Free NewsletterPro Login
S&P 500 6,287 +0.42%
DOW 44,521 -0.18%
NASDAQ 21,103 +0.71%
S&P 500 +12.4%
Briefs Finance Fund +24.8%
JOIN THE FUND →

Nike Stock Drops 14% After Warning Investors Its Sales Slump Isn't Over

Published Apr 1, 2026
[tts_player]
Share:
A single white sneaker, evoking thoughts of a recent Nike stock sales slump, sits on a wooden pallet in a dimly lit warehouse with stacked pallets and shipping containers in the background.
Summary:
  • Nike expects a 2% to 4% revenue decline this quarter, with a 20% drop in China, even after topping Wall Street's profit and revenue forecasts for Q3.
  • Net income fell 35% from a year ago as tariff costs ate into margins, dragging gross profit down 1.3 percentage points.
  • CEO Elliott Hill told employees he's exhausted from talking about fixing the company and wants to shift toward growth.

The numbers looked fine on paper. Earnings of 35 cents a share beat the 28-cent forecast. Revenue of $11.28 billion edged past the $11.24 billion estimate.

None of it mattered.

What Spooked Investors

Nike said it expects a 2% to 4% revenue decline in the current quarter. Analysts had been expecting a nearly 2% increase. That's a big swing in the wrong direction for a company that's been promising a comeback for over a year.

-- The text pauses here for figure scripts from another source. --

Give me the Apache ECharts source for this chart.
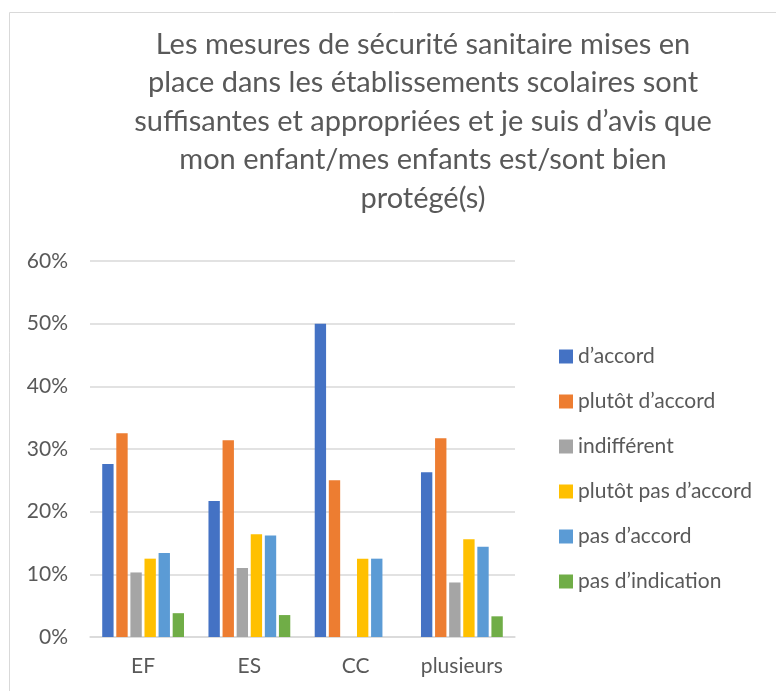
<!DOCTYPE html>
<html>
<head>
<meta charset="utf-8">
<script src="https://cdn.jsdelivr.net/npm/echarts@6/dist/echarts.min.js"></script>
<style>
	html, body { margin: 0; padding: 0; background: #fff; }
	#chart_main { width: 776px; height: 691px; }
</style>
</head>
<body>
<div id="chart_main"></div>
<script>
	var titleText = "Les mesures de sécurité sanitaire mises en\nplace dans les établissements scolaires sont\nsuffisantes et appropriées et je suis d’avis que\nmon enfant/mes enfants est/sont bien\nprotégé(s)";
	var categories = ["EF", "ES", "CC", "plusieurs"];
	var seriesNames = ["d’accord", "plutôt d’accord", "indifférent", "plutôt pas d’accord", "pas d’accord", "pas d’indication"];
	var colors = ["#4472C4", "#ED7D31", "#A5A5A5", "#FFC000", "#5B9BD5", "#70AD47"];

	// valeurs en %
	var dAccord = [27.6, 21.7, 50.0, 26.3];
	var plutotDAccord = [32.5, 31.4, 25.0, 31.7];
	var indifferent = [10.3, 11.0, 0, 8.7];
	var plutotPasDAccord = [12.5, 16.4, 12.5, 15.6];
	var pasDAccord = [13.4, 16.2, 12.5, 14.4];
	var pasDIndication = [3.8, 3.5, 0, 3.3];

	var values = [dAccord, plutotDAccord, indifferent, plutotPasDAccord, pasDAccord, pasDIndication];
	var font = "Lato";

	var series = [];
	for (var i = 0; i < seriesNames.length; i++) {
		series.push({
			name: seriesNames[i],
			type: 'bar',
			barGap: '24%',
			barCategoryGap: '23%',
			itemStyle: {
				color: colors[i]
			},
			data: values[i]
		});
	}

	var option = {
		animation: false,
		textStyle: { fontFamily: font },
		graphic: [{
			type: 'rect',
			silent: true,
			shape: { x: 9.5, y: 12.5, width: 800, height: 700 },
			style: { fill: 'none', stroke: '#D9D9D9', lineWidth: 1 }
		}],
		title: {
			text: titleText,
			left: 418,
			textAlign: 'center',
			top: 20,
			textStyle: {
				fontFamily: font,
				fontWeight: 'normal',
				fontSize: 29,
				lineHeight: 38.5,
				color: '#595959'
			}
		},
		legend: {
			orient: 'vertical',
			left: 554,
			top: 341,
			itemWidth: 14,
			itemHeight: 14,
			itemGap: 24,
			icon: 'rect',
			textStyle: {
				fontFamily: font,
				fontSize: 21,
				lineHeight: 21,
				color: '#595959'
			},
			data: seriesNames
		},
		grid: {
			left: 90,
			right: 261,
			top: 261,
			bottom: 54,
			containLabel: false
		},
		xAxis: {
			type: 'category',
			data: categories,
			axisTick: { show: false },
			axisLine: { lineStyle: { color: '#D9D9D9', width: 1.5 } },
			axisLabel: {
				interval: 0,
				fontFamily: font,
				fontSize: 21,
				color: '#595959',
				margin: 19
			}
		},
		yAxis: {
			type: 'value',
			min: 0,
			max: 60,
			interval: 10,
			axisLine: { show: false },
			axisTick: { show: false },
			splitLine: { lineStyle: { color: '#D9D9D9', width: 1.5 } },
			axisLabel: {
				fontFamily: font,
				fontSize: 21,
				color: '#595959',
				margin: 22,
				formatter: '{value}%'
			}
		},
		series: series
	};

	var myChart = echarts.init(document.getElementById('chart_main'));
	myChart.setOption(option);
</script>
</body>
</html>
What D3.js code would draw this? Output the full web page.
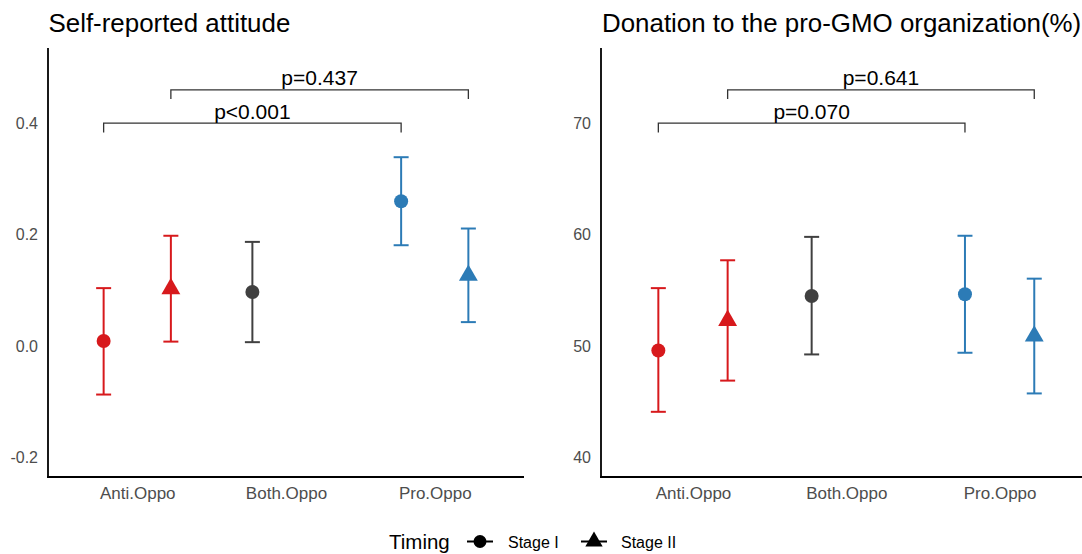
<!DOCTYPE html>
<html>
<head>
<meta charset="utf-8">
<script src="https://cdn.jsdelivr.net/npm/d3@7"></script>
<style>
  html, body { margin: 0; padding: 0; background: #fff; }
  svg { display: block; font-family: "Liberation Sans", Arial, Helvetica, sans-serif; }
</style>
</head>
<body>
<svg id="chart" width="1082" height="554"></svg>
<script>
// ---------- data ----------
const categories = ["Anti.Oppo", "Both.Oppo", "Pro.Oppo"];
const stages = ["Stage I", "Stage II"];
const groupCategory = ["Anti.Oppo", "Anti.Oppo", "Both.Oppo", "Pro.Oppo", "Pro.Oppo"];
const groupStage = ["Stage I", "Stage II", "Stage I", "Stage I", "Stage II"];

const attitudeMean = [0.009, 0.103, 0.097, 0.260, 0.127];
const attitudeLow  = [-0.087, 0.008, 0.007, 0.181, 0.043];
const attitudeHigh = [0.104, 0.198, 0.187, 0.339, 0.211];
const attitudeTicks = [-0.2, 0.0, 0.2, 0.4];
const attitudeTickLabels = ["-0.2", "0.0", "0.2", "0.4"];
const attitudeLimits = [-0.2, 0.5];

const donationMean = [49.6, 52.3, 54.5, 54.65, 50.9];
const donationLow  = [44.1, 46.9, 49.25, 49.4, 45.75];
const donationHigh = [55.2, 57.7, 59.8, 59.9, 56.05];
const donationTicks = [40, 50, 60, 70];
const donationTickLabels = ["40", "50", "60", "70"];
const donationLimits = [40, 75];

// brackets: [from group index, to group index]
const bracketFrom = [0, 1];
const bracketTo = [3, 4];
const attitudeBracketY = [0.4, 0.46];
const attitudePLabels = ["p<0.001", "p=0.437"];
const donationBracketY = [70, 73];
const donationPLabels = ["p=0.070", "p=0.641"];

const categoryColors = ["#d7191c", "#404040", "#2c7bb6"];

// ---------- drawing ----------
const svg = d3.select("#chart");
const colorScale = d3.scaleOrdinal().domain(categories).range(categoryColors);

const circleR = 7;
const triR = 10.9;
function trianglePath(r) {
  const xc = r * Math.sqrt(3) / 2;
  return `M0,${-r}L${xc},${r / 2}L${-xc},${r / 2}Z`;
}

function panel(opts) {
  const { left, right, top, bottom, title, titleX, means, lows, highs, ticks, tickLabels, limits, bY, bLabels } = opts;
  const g = svg.append("g");
  const span = limits[1] - limits[0];
  const y = d3.scaleLinear()
    .domain([limits[0] - 0.05 * span, limits[1] + 0.05 * span])
    .range([bottom, top]);
  const x = d3.scalePoint().domain(categories).range([left, right]).padding(0.6);
  const dodge = 0.226 * x.step();
  const gx = i => x(groupCategory[i]) + (groupStage[i] === "Stage I" ? -dodge : dodge);

  // title
  g.append("text")
    .attr("x", titleX).attr("y", 31.5)
    .attr("font-size", 25.9).attr("fill", "#000")
    .text(title);

  // y axis
  const yAxis = d3.axisLeft(y).tickValues(ticks).tickSize(0).tickPadding(10)
    .tickFormat((d, i) => tickLabels[i]);
  const ya = g.append("g").attr("transform", `translate(${left},0)`).call(yAxis);
  ya.select(".domain").remove();
  ya.selectAll("text").attr("font-size", 16).attr("fill", "#4d4d4d")
    .attr("font-family", "Liberation Sans, Arial, sans-serif");

  // x axis
  const xAxis = d3.axisBottom(x).tickSize(0).tickPadding(10);
  const xa = g.append("g").attr("transform", `translate(0,${bottom})`).call(xAxis);
  xa.select(".domain").remove();
  xa.selectAll("text").attr("font-size", 17).attr("fill", "#4d4d4d")
    .attr("font-family", "Liberation Sans, Arial, sans-serif");

  // axis lines
  g.append("line").attr("x1", left).attr("x2", left).attr("y1", top).attr("y2", bottom + 1)
    .attr("stroke", "#000").attr("stroke-width", 1.8);
  g.append("line").attr("x1", left - 0.9).attr("x2", right).attr("y1", bottom).attr("y2", bottom)
    .attr("stroke", "#000").attr("stroke-width", 1.8);

  // error bars
  const idx = d3.range(groupCategory.length);
  const bars = g.append("g").selectAll("g").data(idx).join("g")
    .attr("stroke", i => colorScale(groupCategory[i])).attr("stroke-width", 2);
  bars.append("line")
    .attr("x1", gx).attr("x2", gx)
    .attr("y1", i => y(lows[i])).attr("y2", i => y(highs[i]));
  bars.append("line")
    .attr("x1", i => gx(i) - 7.5).attr("x2", i => gx(i) + 7.5)
    .attr("y1", i => y(highs[i])).attr("y2", i => y(highs[i]));
  bars.append("line")
    .attr("x1", i => gx(i) - 7.5).attr("x2", i => gx(i) + 7.5)
    .attr("y1", i => y(lows[i])).attr("y2", i => y(lows[i]));

  // points
  g.append("g").selectAll("path").data(idx).join("path")
    .attr("transform", i => `translate(${gx(i)},${y(means[i])})`)
    .attr("d", i => groupStage[i] === "Stage I"
      ? d3.symbol().type(d3.symbolCircle).size(Math.PI * circleR * circleR)()
      : trianglePath(triR))
    .attr("fill", i => colorScale(groupCategory[i]));

  // significance brackets
  const tip = 9.3;
  bY.forEach((v, k) => {
    const x1 = gx(bracketFrom[k]), x2 = gx(bracketTo[k]);
    const yy = y(v);
    g.append("path")
      .attr("d", `M${x1},${yy + tip}V${yy}H${x2}V${yy + tip}`)
      .attr("fill", "none").attr("stroke", "#333").attr("stroke-width", 1.3);
    g.append("text")
      .attr("x", (x1 + x2) / 2).attr("y", yy - 4.5)
      .attr("text-anchor", "middle").attr("font-size", 21).attr("fill", "#000")
      .text(bLabels[k]);
  });
}

panel({
  left: 48, right: 524, top: 48, bottom: 477,
  title: "Self-reported attitude", titleX: 48.5,
  means: attitudeMean, lows: attitudeLow, highs: attitudeHigh,
  ticks: attitudeTicks, tickLabels: attitudeTickLabels, limits: attitudeLimits,
  bY: attitudeBracketY, bLabels: attitudePLabels
});

panel({
  left: 601, right: 1091.6, top: 48, bottom: 477,
  title: "Donation to the pro-GMO organization(%)", titleX: 602,
  means: donationMean, lows: donationLow, highs: donationHigh,
  ticks: donationTicks, tickLabels: donationTickLabels, limits: donationLimits,
  bY: donationBracketY, bLabels: donationPLabels
});

// ---------- legend ----------
const legend = svg.append("g");
legend.append("text").attr("x", 389).attr("y", 548.5)
  .attr("font-size", 20.5).attr("fill", "#000").text("Timing");
const keyX = [480, 594];
const labelX = [508, 621];
stages.forEach((s, k) => {
  legend.append("line").attr("x1", keyX[k] - 13).attr("x2", keyX[k] + 13)
    .attr("y1", 541.5).attr("y2", 541.5).attr("stroke", "#000").attr("stroke-width", 2);
  legend.append("path")
    .attr("transform", `translate(${keyX[k]},${541.5})`)
    .attr("d", k === 0
      ? d3.symbol().type(d3.symbolCircle).size(Math.PI * 6.5 * 6.5)()
      : trianglePath(10))
    .attr("fill", "#000");
  legend.append("text").attr("x", labelX[k]).attr("y", 547.5)
    .attr("font-size", 16).attr("fill", "#000").text(s);
});
</script>
</body>
</html>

The worst of it is coming from China. CFO Matt Friend said Nike is bracing for a 20% sales drop there this quarter.

Sales in Greater China were already sliding - down 7% to $1.62 billion over the past three months - though even that still came in above what analysts had penciled in.

For the rest of 2026, Friend said the whole company will keep losing ground, at a low single-digit rate. North America will grow. Everything else will drag it down.

The Turnaround That Keeps Getting Longer

Elliott Hill came out of retirement about 18 months ago to fix Nike. He's made progress - wholesale revenue grew 5%, and North America posted a 3% gain last quarter.

Net income came in at $520 million - a 35% plunge compared to the same period last year. Tariff costs in the U.S. squeezed margins, pushing gross profit down to 40.2%.

Sales through Nike's own website and stores fell 4%, landing at $4.5 billion.

During an all-hands meeting on Tuesday, Hill told staff he was worn out from constantly talking about repairs. He wants the company to start growing and "having fun" again, according to Bloomberg.

His CFO was more blunt. Friend told employees the business "is not moving in the right direction" and asked teams to cut back on costs wherever possible.

What to Watch

Nike now has two problems stacking on top of each other. The turnaround is taking longer than investors hoped, and the world around the company is getting harder to predict.

Friend pointed to the conflict with Iran, climbing energy costs, and unpredictable consumer spending as wildcards that could make things worse.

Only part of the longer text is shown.